PROBLEM: Exclude images, then output the remaining data verbatim.
::::::::::
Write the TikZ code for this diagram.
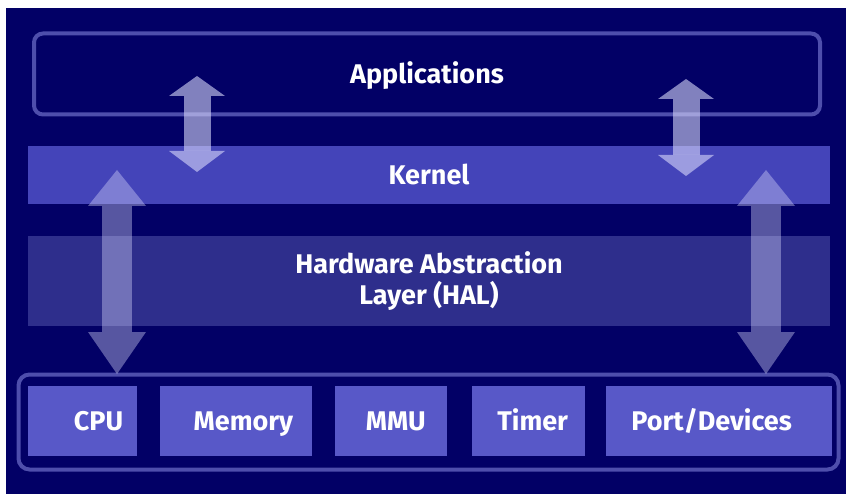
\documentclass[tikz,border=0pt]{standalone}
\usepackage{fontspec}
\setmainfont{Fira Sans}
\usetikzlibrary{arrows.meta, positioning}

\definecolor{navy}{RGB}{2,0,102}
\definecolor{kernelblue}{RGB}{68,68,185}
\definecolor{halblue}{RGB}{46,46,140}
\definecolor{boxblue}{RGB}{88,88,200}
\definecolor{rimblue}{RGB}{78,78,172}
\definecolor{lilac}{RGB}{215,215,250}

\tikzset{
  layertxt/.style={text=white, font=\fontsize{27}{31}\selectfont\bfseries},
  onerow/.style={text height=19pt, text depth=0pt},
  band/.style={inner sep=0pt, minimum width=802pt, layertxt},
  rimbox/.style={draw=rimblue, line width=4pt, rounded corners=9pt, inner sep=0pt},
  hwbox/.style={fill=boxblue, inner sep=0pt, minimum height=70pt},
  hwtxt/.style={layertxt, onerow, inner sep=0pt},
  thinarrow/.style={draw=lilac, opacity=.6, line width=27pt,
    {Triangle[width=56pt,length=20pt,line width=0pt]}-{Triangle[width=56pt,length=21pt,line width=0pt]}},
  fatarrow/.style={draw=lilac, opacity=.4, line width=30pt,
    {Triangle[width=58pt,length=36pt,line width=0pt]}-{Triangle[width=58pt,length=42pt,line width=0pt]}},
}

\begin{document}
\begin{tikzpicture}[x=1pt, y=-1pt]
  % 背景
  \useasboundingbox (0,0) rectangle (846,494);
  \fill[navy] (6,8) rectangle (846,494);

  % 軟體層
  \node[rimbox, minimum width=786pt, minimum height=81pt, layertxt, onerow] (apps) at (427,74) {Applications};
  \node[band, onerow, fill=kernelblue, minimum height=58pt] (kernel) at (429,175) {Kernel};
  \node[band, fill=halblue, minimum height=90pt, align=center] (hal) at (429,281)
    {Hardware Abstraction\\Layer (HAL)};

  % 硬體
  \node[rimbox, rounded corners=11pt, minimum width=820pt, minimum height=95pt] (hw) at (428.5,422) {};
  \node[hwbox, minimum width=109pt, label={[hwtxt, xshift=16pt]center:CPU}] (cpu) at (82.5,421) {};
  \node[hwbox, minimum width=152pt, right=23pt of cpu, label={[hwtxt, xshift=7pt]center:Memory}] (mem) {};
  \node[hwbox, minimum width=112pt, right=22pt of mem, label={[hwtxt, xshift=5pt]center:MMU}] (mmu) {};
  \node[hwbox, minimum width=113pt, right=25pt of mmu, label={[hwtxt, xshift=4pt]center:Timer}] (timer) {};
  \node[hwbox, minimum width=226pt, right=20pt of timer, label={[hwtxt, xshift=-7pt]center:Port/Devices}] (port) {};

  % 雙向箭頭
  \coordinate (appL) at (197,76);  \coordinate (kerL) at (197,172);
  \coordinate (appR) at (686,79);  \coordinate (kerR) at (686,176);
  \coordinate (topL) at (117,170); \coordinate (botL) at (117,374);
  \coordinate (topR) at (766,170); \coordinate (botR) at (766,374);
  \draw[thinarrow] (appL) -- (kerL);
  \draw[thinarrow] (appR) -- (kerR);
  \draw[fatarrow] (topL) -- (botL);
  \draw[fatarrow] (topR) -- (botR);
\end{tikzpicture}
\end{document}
::::::::::
EXERCISE SOLUTION:
Write the TikZ code for this diagram.
\documentclass[tikz,border=0pt]{standalone}
\usepackage{fontspec}
\setmainfont{Fira Sans}
\usetikzlibrary{arrows.meta, positioning}

\definecolor{navy}{RGB}{2,0,102}
\definecolor{kernelblue}{RGB}{68,68,185}
\definecolor{halblue}{RGB}{46,46,140}
\definecolor{boxblue}{RGB}{88,88,200}
\definecolor{rimblue}{RGB}{78,78,172}
\definecolor{lilac}{RGB}{215,215,250}

\tikzset{
  layertxt/.style={text=white, font=\fontsize{27}{31}\selectfont\bfseries},
  onerow/.style={text height=19pt, text depth=0pt},
  band/.style={inner sep=0pt, minimum width=802pt, layertxt},
  rimbox/.style={draw=rimblue, line width=4pt, rounded corners=9pt, inner sep=0pt},
  hwbox/.style={fill=boxblue, inner sep=0pt, minimum height=70pt},
  hwtxt/.style={layertxt, onerow, inner sep=0pt},
  thinarrow/.style={draw=lilac, opacity=.6, line width=27pt,
    {Triangle[width=56pt,length=20pt,line width=0pt]}-{Triangle[width=56pt,length=21pt,line width=0pt]}},
  fatarrow/.style={draw=lilac, opacity=.4, line width=30pt,
    {Triangle[width=58pt,length=36pt,line width=0pt]}-{Triangle[width=58pt,length=42pt,line width=0pt]}},
}

\begin{document}
\begin{tikzpicture}[x=1pt, y=-1pt]
  % 背景
  \useasboundingbox (0,0) rectangle (846,494);
  \fill[navy] (6,8) rectangle (846,494);

  % 軟體層
  \node[rimbox, minimum width=786pt, minimum height=81pt, layertxt, onerow] (apps) at (427,74) {Applications};
  \node[band, onerow, fill=kernelblue, minimum height=58pt] (kernel) at (429,175) {Kernel};
  \node[band, fill=halblue, minimum height=90pt, align=center] (hal) at (429,281)
    {Hardware Abstraction\\Layer (HAL)};

  % 硬體
  \node[rimbox, rounded corners=11pt, minimum width=820pt, minimum height=95pt] (hw) at (428.5,422) {};
  \node[hwbox, minimum width=109pt, label={[hwtxt, xshift=16pt]center:CPU}] (cpu) at (82.5,421) {};
  \node[hwbox, minimum width=152pt, right=23pt of cpu, label={[hwtxt, xshift=7pt]center:Memory}] (mem) {};
  \node[hwbox, minimum width=112pt, right=22pt of mem, label={[hwtxt, xshift=5pt]center:MMU}] (mmu) {};
  \node[hwbox, minimum width=113pt, right=25pt of mmu, label={[hwtxt, xshift=4pt]center:Timer}] (timer) {};
  \node[hwbox, minimum width=226pt, right=20pt of timer, label={[hwtxt, xshift=-7pt]center:Port/Devices}] (port) {};

  % 雙向箭頭
  \coordinate (appL) at (197,76);  \coordinate (kerL) at (197,172);
  \coordinate (appR) at (686,79);  \coordinate (kerR) at (686,176);
  \coordinate (topL) at (117,170); \coordinate (botL) at (117,374);
  \coordinate (topR) at (766,170); \coordinate (botR) at (766,374);
  \draw[thinarrow] (appL) -- (kerL);
  \draw[thinarrow] (appR) -- (kerR);
  \draw[fatarrow] (topL) -- (botL);
  \draw[fatarrow] (topR) -- (botR);
\end{tikzpicture}
\end{document}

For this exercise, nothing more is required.